Mercaderes y científicos

Regular o no regular la inteligencia artificial generativa, esa es la cuestión.
La llegada de Veo3 y otras soluciones mejoradas de inteligencia artificial generativa (IAG) nos mantiene en ese estado de admiración mezclada con miedo en el que estamos desde que en algún momento de los últimos tiempos empezamos a tomar conciencia de estar metidos de lleno en un cambio tecnológico comparable al que vivimos cuando apareció Internet en nuestras vidas; o al que vivieron en el pasado los contemporáneos de la aparición de la máquina de vapor o la electricidad.
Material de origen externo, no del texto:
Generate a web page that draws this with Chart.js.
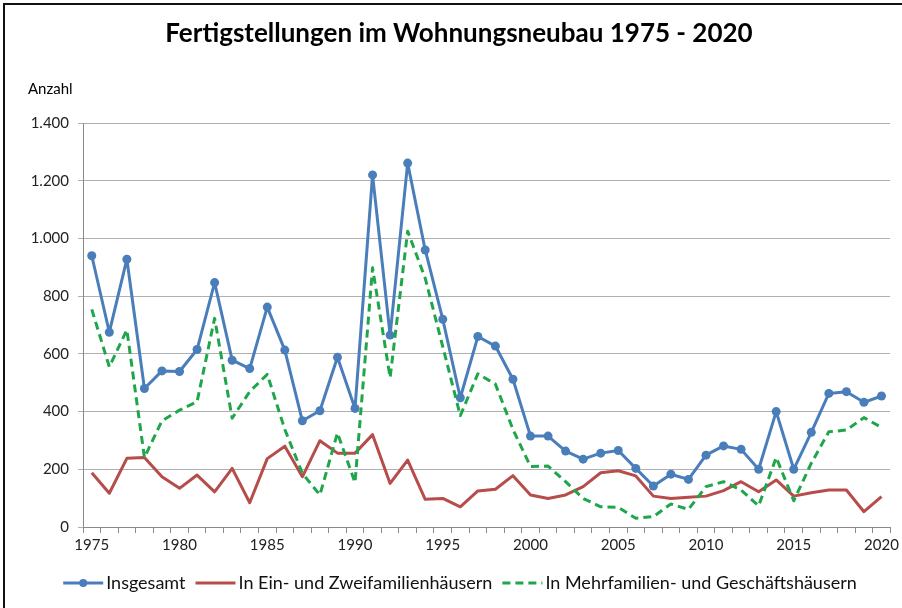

Cada vez son más los sabios y expertos que hablan de un cambio civilizatorio; y aunque suene exagerado, cada innovación tecnológica parece una evidencia más para darles la razón.
De las experiencias pasadas hemos aprendido que cuando se producen prodigios como estos renace el debate sobre las consecuencias de “jugar a ser Dios”, y nunca faltan los que anuncian que nuestra hybris será castigada sin piedad. Ha sido así desde que Prometeo le robó el fuego a los dioses, y teniendo en cuenta que en algunos análisis sobre las consecuencias del desarrollo incontrolado de la IAG se contempla “el fin del mundo” como hipótesis no descartable, estos dilemas morales no podían faltar ahora a su cita recurrente con la Historia.
En el caso de la IAG, como hablamos de una tecnología que empodera económicamente a los países que la dominan, algunos están diciendo que su regulación supone un freno a la competitividad. Los libertarios y otras hierbas dicen que estas medidas de control serían un error perpetrado por burócratas que no tienen otra cosa mejor que hacer; y que lo pagaremos sobre todo los europeos, que somos quienes más se están tomando en serio esto de poner límites éticos al uso del “nuevo fuego”. En una mesa redonda celebrada recientemente en el Ateneo de Madrid y moderada por Juan Zafra, presidente de Clabe, el profesor Claudio Feijoo se refirió a esta cuestión diciendo que cuando hubo que regular los avances de la ingeniería genética “tuvimos la suerte de que la cuestión estaba en manos de científicos, mientras que en el caso de la inteligencia artificial parece estar en manos de mercaderes”. Aguda y preocupante ironía que, por suerte para todos, solo es una verdad a medias. Como ocurre con la leyenda de que los americanos inventan, los chinos copian y los europeos regulan, todo es siempre más complicado de lo que puede resumirse en una frase.
También en aquel coloquio del Ateneo intervino Juan Antonio Garde Roca para decir que la regulación de la IAG era algo necesario por “puro humanismo”, un término que cobra nuevos significados ahora que convivimos con otras inteligencias. Hoy nos parecería indefendible que no se regule el uso de la energía atómica. ¿Acaso es necesaria una catástrofe mundial como las que ésta ha causado para crear un consenso parecido en torno a la IAG? Hasta el nuevo Papa se ha metido en este fregado y ha dicho que hay que defender la dignidad humana y el trabajo ante la revolución de la IAG. No sería extraño que algunos cardenales hayan tenido en cuenta que Prevost tiene formación académica en matemáticas para votar por él. Por lo pronto, decidió llamarse León XIV; o sea, el sucesor del papa León XIII, que firmó la encíclica rerum novarum para comprometer a la Iglesia con los problemas sociales que habían creado la primera y segunda revolución industrial. La historia no se repite, pero rima.
Hay que regular la IAG porque no somos solo mercaderes y porque renunciar a la ética es renunciar al humanismo, y a lo mejor incluso a la humanidad. Las razones por las que hay que regular a las máquinas pensantes son precisamente aquellas que las máquinas pensantes nunca van a comprender por muy inteligentes que lleguen a ser.